EM MENOS de um século, o sistema capitalista gerou forças mais colossais do que todas as gerações precedentes combinadas.
A afirmação é de Karl Marx e Friederich Engels, no jurássico "Manifesto Comunista", de 1848.
160 anos depois, o sistema combatido pela dupla alemã segue gerando forças colossais, como prova a emergência de China, Índia e Brasil, países que estão tirando milhões de pessoas da pobreza com mais capitalismo, não menos.
Mas o regime vive agora outra de suas crises cíclicas, parida num caldo explosivo de crédito farto e barato, avanços na engenharia financeira e grandes reservas de capital de países asiáticos e petroleiros.
Essa frouxidão monetária reanimou a economia global, mas encontrou na nova geração de financistas high-techs um sopro potente que inflou os ativos. Quase todos os índices e preços levitaram perto de suas máximas altistas ao longo de 2007, içados pela sofisticação financeira contagiosa de contratos futuros, derivativos, SIVs, CDOs...
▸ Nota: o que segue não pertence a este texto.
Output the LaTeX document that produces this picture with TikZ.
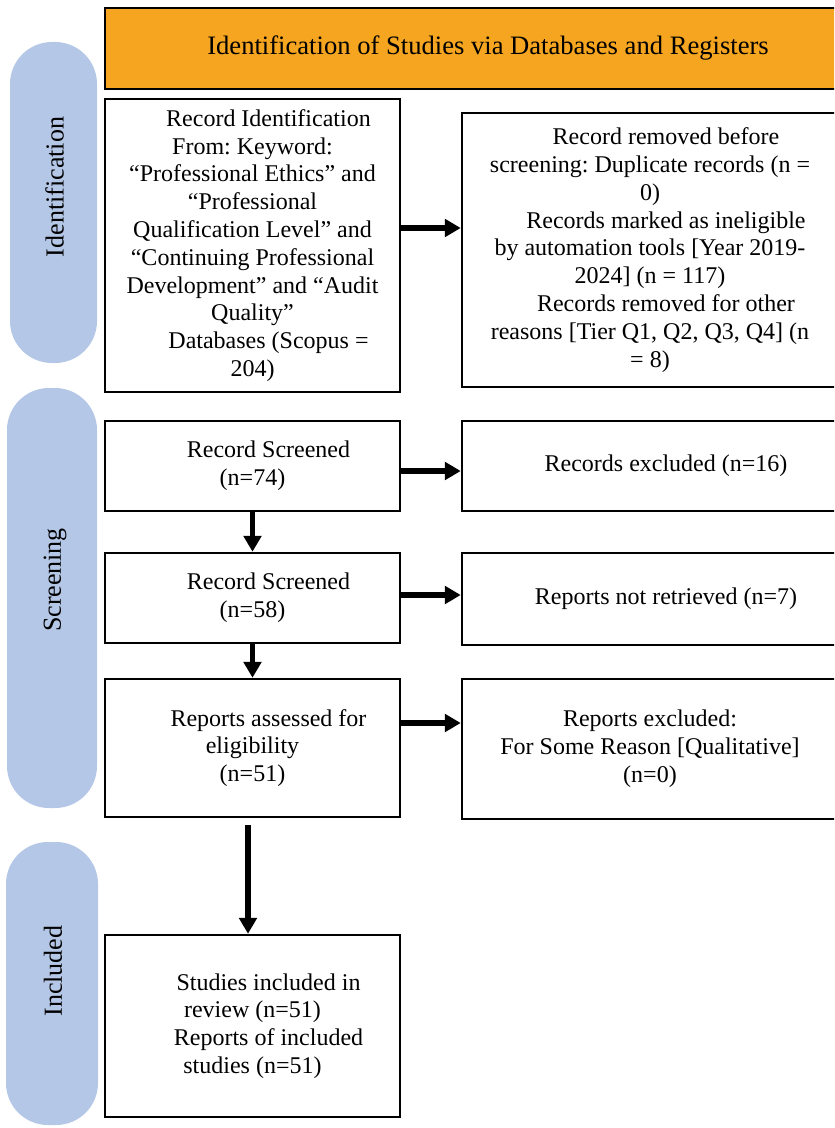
\documentclass[tikz,border=0pt]{standalone}
\usepackage{fontspec}
\setmainfont{Liberation Serif}
\usetikzlibrary{arrows.meta}
\definecolor{headorange}{RGB}{245,165,32}
\definecolor{pillblue}{RGB}{180,199,231}
\newcommand{\ind}{\hspace*{16pt}}
\frenchspacing

\begin{document}
\begin{tikzpicture}[x=0.5pt, y=-0.5pt,
    box/.style={draw, line width=1.25pt, align=center, inner sep=0pt, font=\fontsize{12}{13.9}\selectfont},
    pill/.style={fill=pillblue, rounded corners=21pt},
    phase/.style={rotate=90, font=\fontsize{13}{15}\selectfont},
    arr/.style={line width=2.75pt, -{Triangle[length=8pt, width=8.75pt]}}]
  \useasboundingbox (0, 0) rectangle (834, 1128);
  \clip (0, 0) rectangle (834, 1128);
  \node [pill, minimum width=43.5pt, minimum height=160.5pt] (idpill) at (53.5, 202.5) {};
  \node [pill, minimum width=45pt, minimum height=210pt] (scrpill) at (52, 598) {};
  \node [pill, minimum width=46pt, minimum height=141.5pt] (incpill) at (52, 983.5) {};
  \node [phase] (idlab) at (54.5, 187) {Identification};
  \node [phase] (scrlab) at (55, 580) {Screening};
  \node [phase] (inclab) at (53, 971) {Included};
  \node [draw, line width=1pt, fill=headorange, minimum width=383pt, minimum height=40.5pt,
    font=\fontsize{13.3}{15}\selectfont] (head) at (488, 48.5)
    {Identification of Studies via Databases and Registers};
  \node [box, minimum width=147.5pt, minimum height=146.5pt] (ident) at (252.5, 245.5)
    {\ind Record Identification\\From: Keyword:\\“Professional Ethics” and\\“Professional\\Qualification Level” and\\“Continuing Professional\\Development” and “Audit\\Quality”\\\ind Databases (Scopus =\\204)};
  \node [box, minimum width=188pt, minimum height=137pt] (removed) at (650, 250)
    {\ind Record removed before\\screening: Duplicate records (n =\\0)\\\ind Records marked as ineligible\\by automation tools [Year 2019-\\2024] (n = 117)\\\ind Records removed for other\\reasons [Tier Q1, Q2, Q3, Q4] (n\\= 8)};
  \node [box, minimum width=147.5pt, minimum height=45pt] (screen1) at (252.5, 466)
    {\ind Record Screened\\(n=74)};
  \node [box, minimum width=188pt, minimum height=45pt] (excl1) at (650, 466)
    {\ind Records excluded (n=16)};
  \node [box, minimum width=147.5pt, minimum height=45pt] (screen2) at (252.5, 598)
    {\ind Record Screened\\(n=58)};
  \node [box, minimum width=188pt, minimum height=46pt] (notret) at (650, 599)
    {\ind Reports not retrieved (n=7)};
  \node [box, minimum width=147.5pt, minimum height=69pt] (assess) at (252.5, 748)
    {\ind Reports assessed for\\eligibility\\(n=51)};
  \node [box, minimum width=188pt, minimum height=70pt] (repexcl) at (650, 749)
    {Reports excluded:\\For Some Reason [Qualitative]\\(n=0)};
  \node [box, minimum width=147.5pt, minimum height=91pt] (incl) at (252.5, 1026)
    {\ind Studies included in\\review (n=51)\\\ind Reports of included\\studies (n=51)};
  \draw [arr] ([yshift=8.75pt]ident.east) -- ([yshift=11pt]removed.west);
  \draw [arr] ([yshift=-2.5pt]screen1.east) -- ([yshift=-2.5pt]excl1.west);
  \draw [arr] ([yshift=1.5pt]screen2.east) -- ([yshift=2pt]notret.west);
  \draw [arr] ([yshift=12.5pt]assess.east) -- ([yshift=13pt]repexcl.west);
  \draw [arr] (screen1) -- (screen2);
  \draw [arr] (screen2) -- (assess);
  \draw [arr, shorten <=3.5pt] ([xshift=-2.25pt]assess.south) -- ([xshift=-2.25pt]incl.north);
\end{tikzpicture}
\end{document}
A multiplicação das siglas atraiu investidores a um mercado global sem barreiras, veloz, onde tudo é precificável e negociável em qualquer intervalo de tempo, a qualquer momento. A sofisticação dos mecanismos financeiros é tanta que os governos perderam a capacidade de avaliá-los e segurá-los.
Essa responsabilidade essencial foi repassada aos próprios mecanismos de controle de risco dos bancos e às agências de classificação de risco. Mas os riscos foram mal compreendidos, mal calculados ou simplesmente ignorados em busca do ganho máximo.
A mão invisível do mercado agora pune quem se excedeu, enquanto a mão visível de bancos centrais e governos socorre o sistema.
E se inovações financeiras historicamente trouxeram explosão de preços seguida de crise e queda, esta crise tem uma novidade importante: países emergentes como o Brasil estão muito mais sólidos, com reservas trilionárias e empresas capitalizadas, prontos a assumir maior papel na dinâmica global. É esse dinheiro dos "pobres" que hoje reaviva os "ricos", comprando nacos cada vez maiores de empresas como Citigroup e UBS.
O Brasil tem a chance de sair bem dessa crise, com reservas de US$ 185 bilhões, política monetária conservadora, política fiscal menos irresponsável, empresas lucrativas, bancos fortes, mercado interno vultoso. E produção agropecuária recorde -dos poucos setores que podem manter cotações nessa reprecificação geral para baixo, graças à revolução alimentar na Ásia e aos biocombustíveis.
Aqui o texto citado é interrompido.